Greengard unpacks the “technology behind the real”—OK, the illusion of it—and directions it needs to develop in order to reach the nearly flawless experience in XR that mission-critical applications will demand. Polygon count for rendering quickly and correctly under constant refresh with each movement through space needs to be complex and robust enough to feel real. We’re shown the process in creating product from concept model to actual model to AR experience, citing SLAM simultaneous motion and tracking software. San Francisco State University’s Kinesiology Department pioneered VR in exercise training. The addition of haptics brings greater responsiveness and precision to VR, and the HaptX AxonVR glove can pick up a grain of rice. Greengard maintains there needs to be development in this realm before VR can be used for surgical practice or flight simulation with the mission-critical accuracy necessary; the goal might be a full body suit to perform these.

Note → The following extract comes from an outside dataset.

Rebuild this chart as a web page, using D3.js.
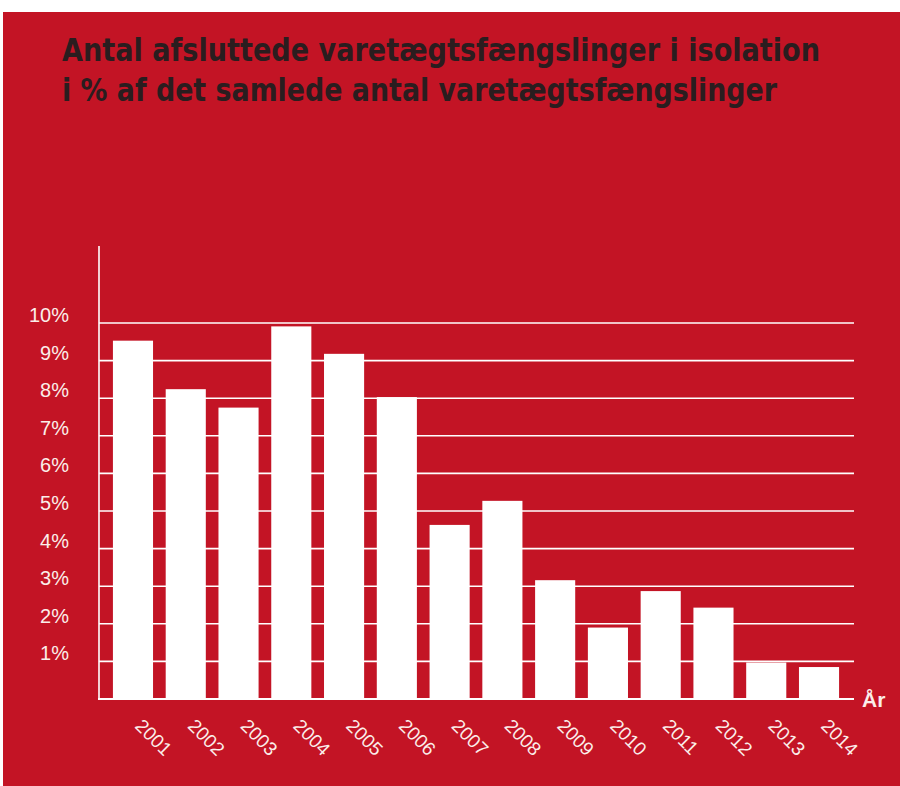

A key consideration in any XR experience is the field of view (FOV), which really should be 180 degrees or more, not the 50 degrees of the past, or the 90 to 110 degrees prevalent today. Wearable AR technology makes use of liquid crystal displays (LCD), light emitting diode (LED) and, increasingly, organic light emitting diode (OLED) or liquid crystal on silicon (LCoS) eyewear. Will it be paired with head-mounted device (HMD) optical or wave-guide carriers? Employing polarized or high-resolution displays? These and other experimental optical methods are being developed and tested in various labs. Yet all are grateful HMDs are no longer tethered by anaconda-sized cables, with cathode ray tubes pressed to the eyes at the same time their deleterious ergonomic toll in the workplace was being realized, back in the glorious days of VR 1.0.
Is this essential knowledge of VR/AR/XR in 2020? This little book passes the test and is recommended to my students. In Samuel Greengard’s clear, concise and succinct Virtual Reality, the graduate in communications or technologies has a useful overview of the field. One that I hope she or he enters to innovate.